*Exercise objective*.
Repeat the data that follows, word for word, without the images.

----

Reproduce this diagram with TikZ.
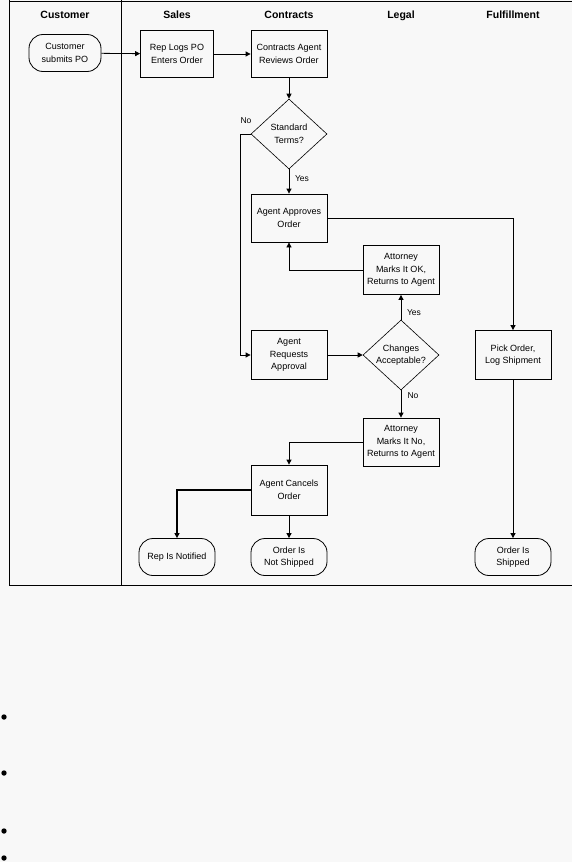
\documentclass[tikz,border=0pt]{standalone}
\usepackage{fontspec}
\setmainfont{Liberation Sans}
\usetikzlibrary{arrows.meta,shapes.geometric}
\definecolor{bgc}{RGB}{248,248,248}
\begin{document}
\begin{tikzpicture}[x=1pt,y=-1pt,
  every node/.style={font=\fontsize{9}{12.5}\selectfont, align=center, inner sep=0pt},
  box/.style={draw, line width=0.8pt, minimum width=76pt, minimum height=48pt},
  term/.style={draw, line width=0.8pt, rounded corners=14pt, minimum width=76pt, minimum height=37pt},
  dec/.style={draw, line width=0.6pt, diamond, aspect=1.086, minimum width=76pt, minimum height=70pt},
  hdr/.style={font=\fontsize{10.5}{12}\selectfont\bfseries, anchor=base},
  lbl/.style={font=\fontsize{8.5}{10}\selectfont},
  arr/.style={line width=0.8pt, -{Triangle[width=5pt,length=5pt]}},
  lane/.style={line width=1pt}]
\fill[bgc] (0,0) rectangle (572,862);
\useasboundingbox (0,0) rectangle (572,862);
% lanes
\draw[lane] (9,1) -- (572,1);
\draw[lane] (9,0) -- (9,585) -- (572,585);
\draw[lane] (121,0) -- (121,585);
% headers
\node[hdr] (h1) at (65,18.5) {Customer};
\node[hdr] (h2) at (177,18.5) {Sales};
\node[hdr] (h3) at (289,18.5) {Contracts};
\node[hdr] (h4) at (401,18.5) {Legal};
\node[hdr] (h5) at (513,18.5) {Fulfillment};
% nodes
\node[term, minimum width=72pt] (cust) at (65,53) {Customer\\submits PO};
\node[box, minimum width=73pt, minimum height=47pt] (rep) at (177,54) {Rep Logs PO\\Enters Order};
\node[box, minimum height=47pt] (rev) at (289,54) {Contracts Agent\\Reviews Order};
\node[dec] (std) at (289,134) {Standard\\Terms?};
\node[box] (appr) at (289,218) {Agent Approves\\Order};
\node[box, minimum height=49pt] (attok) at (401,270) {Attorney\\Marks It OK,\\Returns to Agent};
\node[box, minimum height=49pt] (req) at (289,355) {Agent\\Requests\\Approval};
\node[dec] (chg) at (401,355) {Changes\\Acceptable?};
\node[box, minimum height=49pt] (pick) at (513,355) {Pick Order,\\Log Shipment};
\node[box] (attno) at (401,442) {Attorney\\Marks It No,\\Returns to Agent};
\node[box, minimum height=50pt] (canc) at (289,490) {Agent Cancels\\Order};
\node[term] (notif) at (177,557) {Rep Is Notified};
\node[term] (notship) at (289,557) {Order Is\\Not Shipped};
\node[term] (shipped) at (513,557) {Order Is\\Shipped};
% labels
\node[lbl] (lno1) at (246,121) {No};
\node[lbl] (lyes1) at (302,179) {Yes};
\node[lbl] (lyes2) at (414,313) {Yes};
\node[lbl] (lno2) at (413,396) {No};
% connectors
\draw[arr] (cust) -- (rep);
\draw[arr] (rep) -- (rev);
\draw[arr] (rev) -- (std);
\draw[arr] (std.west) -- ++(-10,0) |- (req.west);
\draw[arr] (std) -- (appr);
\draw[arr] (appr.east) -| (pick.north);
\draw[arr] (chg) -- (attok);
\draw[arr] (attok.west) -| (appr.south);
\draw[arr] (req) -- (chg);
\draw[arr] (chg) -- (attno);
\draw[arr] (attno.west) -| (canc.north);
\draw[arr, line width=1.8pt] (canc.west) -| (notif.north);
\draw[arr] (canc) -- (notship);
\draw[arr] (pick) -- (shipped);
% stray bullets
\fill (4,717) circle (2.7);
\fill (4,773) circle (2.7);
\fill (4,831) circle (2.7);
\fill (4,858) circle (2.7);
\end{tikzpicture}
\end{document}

----

*Answer for the task*.
Reproduce this diagram with TikZ.
\documentclass[tikz,border=0pt]{standalone}
\usepackage{fontspec}
\setmainfont{Liberation Sans}
\usetikzlibrary{arrows.meta,shapes.geometric}
\definecolor{bgc}{RGB}{248,248,248}
\begin{document}
\begin{tikzpicture}[x=1pt,y=-1pt,
  every node/.style={font=\fontsize{9}{12.5}\selectfont, align=center, inner sep=0pt},
  box/.style={draw, line width=0.8pt, minimum width=76pt, minimum height=48pt},
  term/.style={draw, line width=0.8pt, rounded corners=14pt, minimum width=76pt, minimum height=37pt},
  dec/.style={draw, line width=0.6pt, diamond, aspect=1.086, minimum width=76pt, minimum height=70pt},
  hdr/.style={font=\fontsize{10.5}{12}\selectfont\bfseries, anchor=base},
  lbl/.style={font=\fontsize{8.5}{10}\selectfont},
  arr/.style={line width=0.8pt, -{Triangle[width=5pt,length=5pt]}},
  lane/.style={line width=1pt}]
\fill[bgc] (0,0) rectangle (572,862);
\useasboundingbox (0,0) rectangle (572,862);
% lanes
\draw[lane] (9,1) -- (572,1);
\draw[lane] (9,0) -- (9,585) -- (572,585);
\draw[lane] (121,0) -- (121,585);
% headers
\node[hdr] (h1) at (65,18.5) {Customer};
\node[hdr] (h2) at (177,18.5) {Sales};
\node[hdr] (h3) at (289,18.5) {Contracts};
\node[hdr] (h4) at (401,18.5) {Legal};
\node[hdr] (h5) at (513,18.5) {Fulfillment};
% nodes
\node[term, minimum width=72pt] (cust) at (65,53) {Customer\\submits PO};
\node[box, minimum width=73pt, minimum height=47pt] (rep) at (177,54) {Rep Logs PO\\Enters Order};
\node[box, minimum height=47pt] (rev) at (289,54) {Contracts Agent\\Reviews Order};
\node[dec] (std) at (289,134) {Standard\\Terms?};
\node[box] (appr) at (289,218) {Agent Approves\\Order};
\node[box, minimum height=49pt] (attok) at (401,270) {Attorney\\Marks It OK,\\Returns to Agent};
\node[box, minimum height=49pt] (req) at (289,355) {Agent\\Requests\\Approval};
\node[dec] (chg) at (401,355) {Changes\\Acceptable?};
\node[box, minimum height=49pt] (pick) at (513,355) {Pick Order,\\Log Shipment};
\node[box] (attno) at (401,442) {Attorney\\Marks It No,\\Returns to Agent};
\node[box, minimum height=50pt] (canc) at (289,490) {Agent Cancels\\Order};
\node[term] (notif) at (177,557) {Rep Is Notified};
\node[term] (notship) at (289,557) {Order Is\\Not Shipped};
\node[term] (shipped) at (513,557) {Order Is\\Shipped};
% labels
\node[lbl] (lno1) at (246,121) {No};
\node[lbl] (lyes1) at (302,179) {Yes};
\node[lbl] (lyes2) at (414,313) {Yes};
\node[lbl] (lno2) at (413,396) {No};
% connectors
\draw[arr] (cust) -- (rep);
\draw[arr] (rep) -- (rev);
\draw[arr] (rev) -- (std);
\draw[arr] (std.west) -- ++(-10,0) |- (req.west);
\draw[arr] (std) -- (appr);
\draw[arr] (appr.east) -| (pick.north);
\draw[arr] (chg) -- (attok);
\draw[arr] (attok.west) -| (appr.south);
\draw[arr] (req) -- (chg);
\draw[arr] (chg) -- (attno);
\draw[arr] (attno.west) -| (canc.north);
\draw[arr, line width=1.8pt] (canc.west) -| (notif.north);
\draw[arr] (canc) -- (notship);
\draw[arr] (pick) -- (shipped);
% stray bullets
\fill (4,717) circle (2.7);
\fill (4,773) circle (2.7);
\fill (4,831) circle (2.7);
\fill (4,858) circle (2.7);
\end{tikzpicture}
\end{document}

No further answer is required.